Step 1A: On a piece of old newspaper I drew a rectangle 3.5" * 1.5". Within that rectangle I drew 3 scallops and cut the shape out to get the bottom tier. I did the same to get the middle and top tiers from rectangles 2.5" * 1.5" and 1.25" * 1.5" respectively.

Step 1B: Then I just rounded the corners of each tier so that the final cupcake shape would look softer.

Step 2: Then I put the pink (top tier) fabric pieces right side together and drew the pattern outline in the center of the fabric.

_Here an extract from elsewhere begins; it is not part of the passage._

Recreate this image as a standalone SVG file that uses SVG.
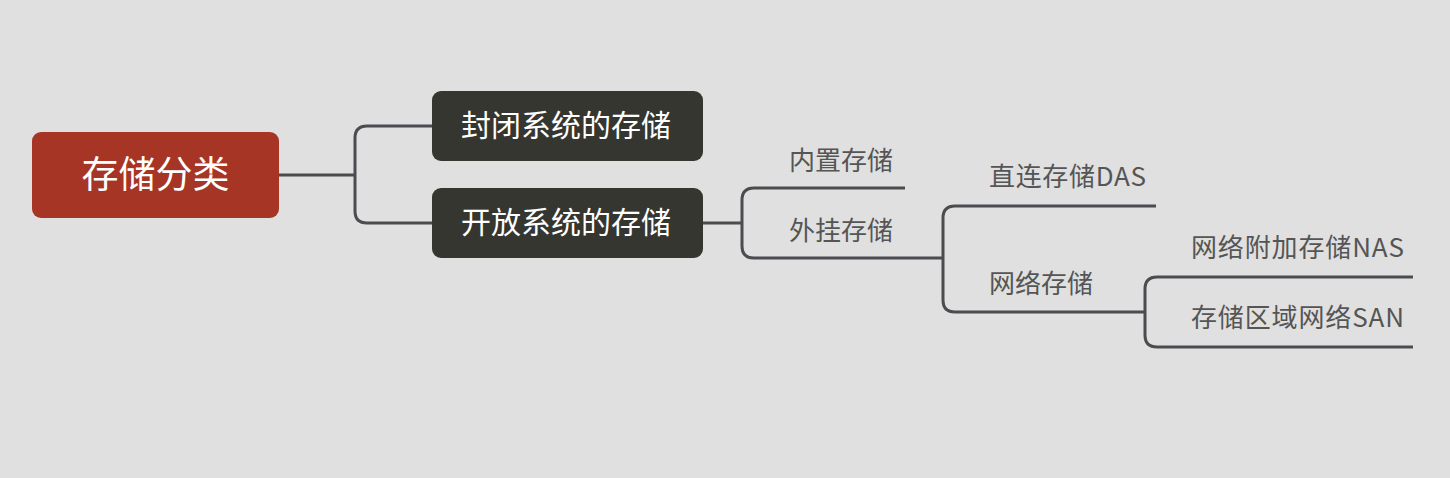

Similarly, I put the middle tier fabric pieces right sides together, centered the middle tier pattern and drew the outline. Ditto for the bottom tier.

Step 3: Pin each tier fabrics together and sew on the outline drawn. Sew as carefully as possible on each curve and use a smaller stitch length to ensure small bites of fabric. This helps in getting smoother curves. IMP: Leave the top gap completely open on each tier.
Step 4: Make notches and cuts along the scallop curves. Nice, rounded curves totally depends on this step, so it's ok to spend time doing this carefully.
Step 5: Turn each scallop tier inside out, fold the open raw edges inside towards each other and give it a good press. Ta-da! Scrumptious scallops done!
Step 6: Cut a cupcake liner shape by folding your fabric in half and cutting a slanting edge on one side.
Step 7: Position the cupcake liner to background fabric and applique in place using zigzag stitch.

Step 8: Time to assemble the cupcake! I positioned the bottom tier over the top edge of cupcake liner. Remember the open edges of the tier that we turned towards each other and pressed in step 5? As we sew on this folded edge (using straight stitch), we achieve two things at the same time: the tier gets attached to the background fabric and the open gap also gets closed.
Step 9: Similarly position the middle tier in the center of the bottom tier and sew in place.

Step 10: Lastly, position and sew the top tier on the middle tier and finish by putting a cherry on top by sewing the pink button on.